A new front has opened in the war between Marco Pierre White and the people of Britain who just want a quiet pint. Last week I revealed how locals at The Yew Tree near Newbury were celebrating, after Marco quietly sold his shares and left. Now news reaches me of discord at The Pear Tree in Whitley, Wiltshire, which "Mark-up" Marco has bought. He has taken draft lager off the menu and hiked the prices, and the locals are foaming. My man in the inglenook tells me some regulars are even transferring to the Whitley Golf Club. But some are taking up the fight, and have formed The Whitley Formation Drinking Team. They plan to make contact with drinkers at The Yew Tree to discuss tactics on "how to rid ourselves of 'Mark-up' before the ultimate closing time". Tin helmets at the ready!

The Lady is looking for an online editor and, judging by its advert, it wants someone as "penis-obsessed" as editor Rachel Johnson. "Thrusting, funky editor needed to lift The Lady website so it stands on par with its counterpart, the newly relaunched magazine," it reads. "All applicants must have top website skills and comprehensive understanding of The Lady brand." Understanding of The Lady brand is a moot point: proprietor Julia Budworth likes features on gardens, Johnson prefers quips about lady gardens. Is the internet ready for all this?
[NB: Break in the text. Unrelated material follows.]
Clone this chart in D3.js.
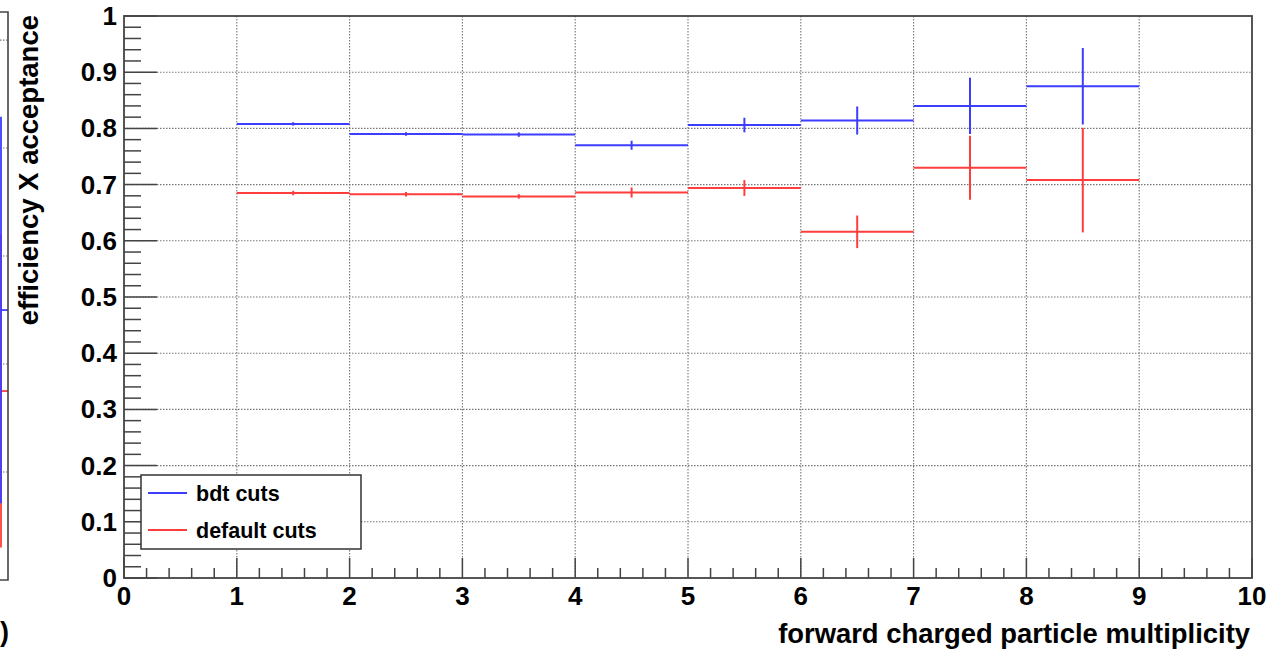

Swedish crime writer Henning Mankell writes a considered piece in The Guardian in response to the Norwegian massacre. In it, he talks of how mass murderers long to join the killers' hall of fame. But to avoid giving the murderer yet more publicity, he deliberately avoids using the young man's name. How thoughtful that someone should come along and put it in big letters in the headline.

Louise Mensch, the Tory MP and recent addition to the MPs crusading against phone-hacking, says she suspects newspapers of digging up stories to discredit her. On Friday, she forwarded journalists an email she claimed to have received from "David Jones Investigative Journalists", containing a list of lurid allegations. The odd thing is that nobody has heard of this bureau, and it has nothing to do with the David Jones who writes for the Daily Mail, who is in Norway. One paper that isn't in the business of digging up dirt on Mensch is The Sunday Telegraph: today it is giving away copies of her novel Glamour, written under the name of Louise Bagshawe. Or is it a subtler way to embarrass her?

Dancer and TV personality Louie Spence is not one for holding back. Speaking to a national newspaper, he gave this extraordinary account of his morning routine: "I buy porridge with extra berry compote and honey from Pret, and I arrive no later than 9:05. While my computer's loading I mix the compote into my porridge, so it all goes pinky, and I eat it before checking my emails. It's not possible to do both at the same time – you slobber everywhere.... At 9:30 I do what I call "dropping the kids off at the pool" – my favourite loo is on the top floor, and my body is clockwork." Enough!